Towards Micro-video Understanding by Joint
ACM MM 2017
Like the traditional long videos, micro-videos are the unity of textual, acoustic, and visual modalities. These modalities sequentially tell a real-life event from distinct angles. Yet, unlike the traditional long videos with rich content, micro-videos are very short, lasting for 6-15 seconds, and they hence usually convey one or a few high-level concepts. In the light of this, we have to characterize and jointly model the sparseness and multiple sequential structures for better
micro-video understanding. To accomplish this, in this paper, we present an end-to-end deep learning model, which packs three parallel LSTMs to capture the sequential structures and a convolutional neural network to learn the sparse concept-level representations of micro-videos. We applied our model to the application of micro-video categorization. Besides, we constructed a real-world dataset for sequence modeling and released it to facilitate other researchers. Experimental results demonstrate that our model yields better performance than several state-of-the-art baselines.

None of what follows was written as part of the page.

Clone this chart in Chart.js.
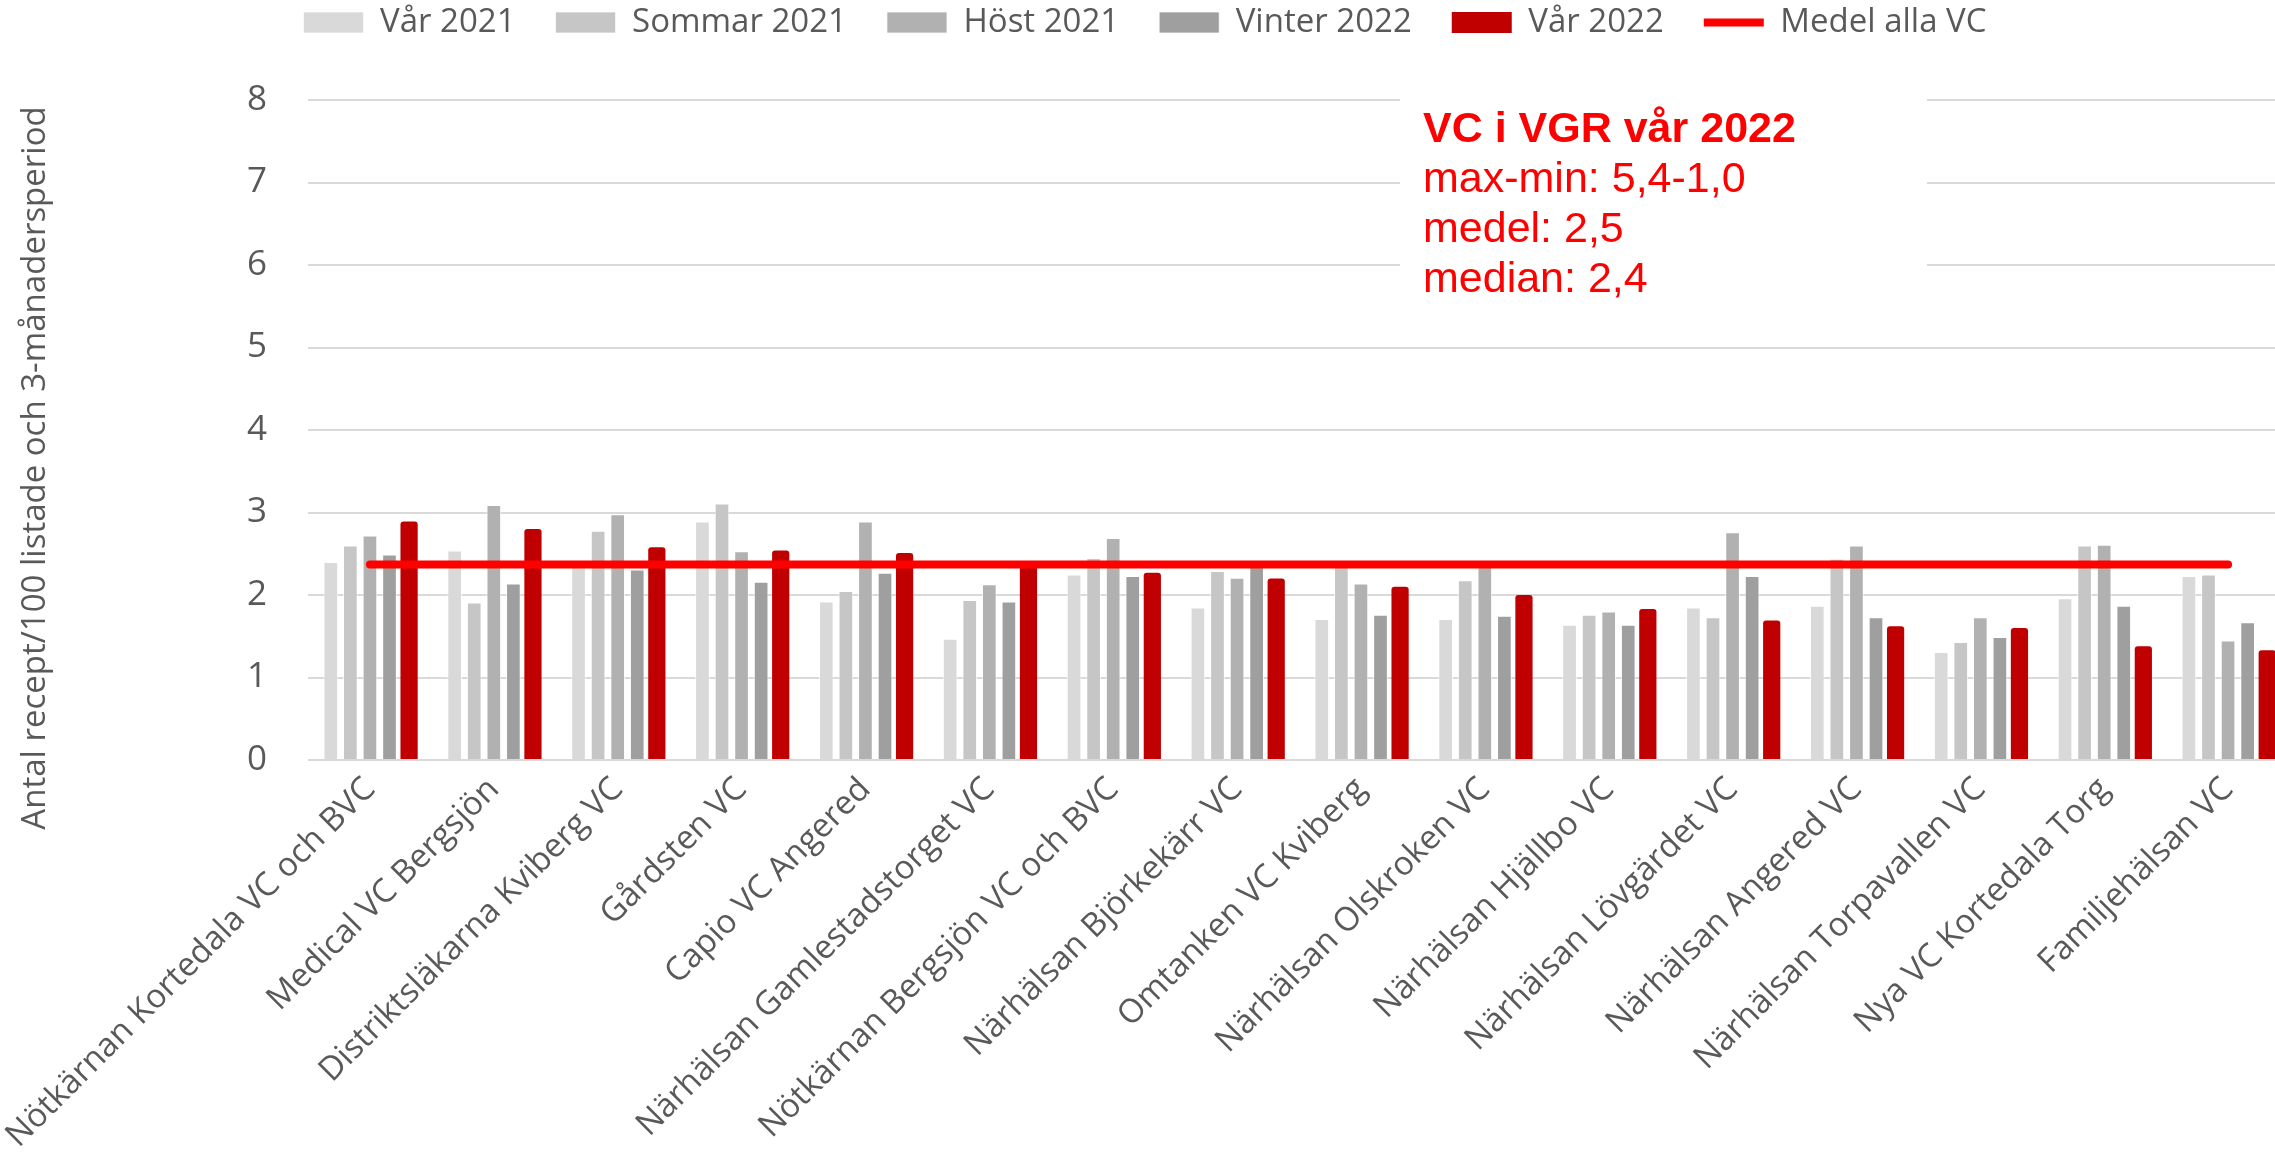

We first leverage three independent LSTMs to parallelly characterize the sequential structures of three modalities. We then project their outputs into a common space by three mapping functions. After that, we input the three projected vectors with the same length into a convolutional neural network to learn their sparse conceptual representations, whereby the K filters serve as the k atoms in a dictionary. We finally adopt a classifier for further classification tasks.
We would like to thank the anonymous reviewers for their valuable comments. This work was supported by the Joint NSFC-ISF Research Program (No.61561146397), jointly funded by the National Natural Science Foundation of China and the Israel Science Foundation. It is also supported in part by the National Basic Research grant (973)(No.2015CB352501) and the One Thousand Talents Plan of China (No.11150087963001).
Sequence data set : It is designed for deep learning model based on LSTM network.
visual modality: visual.h5
audio modality: audio.h5
text modality: text.h5
Non-sequence data set: It generated by averaging all the sequences of each modality.It contains 4096-D visual feature, 512-D audio feature, and 100-D text feature.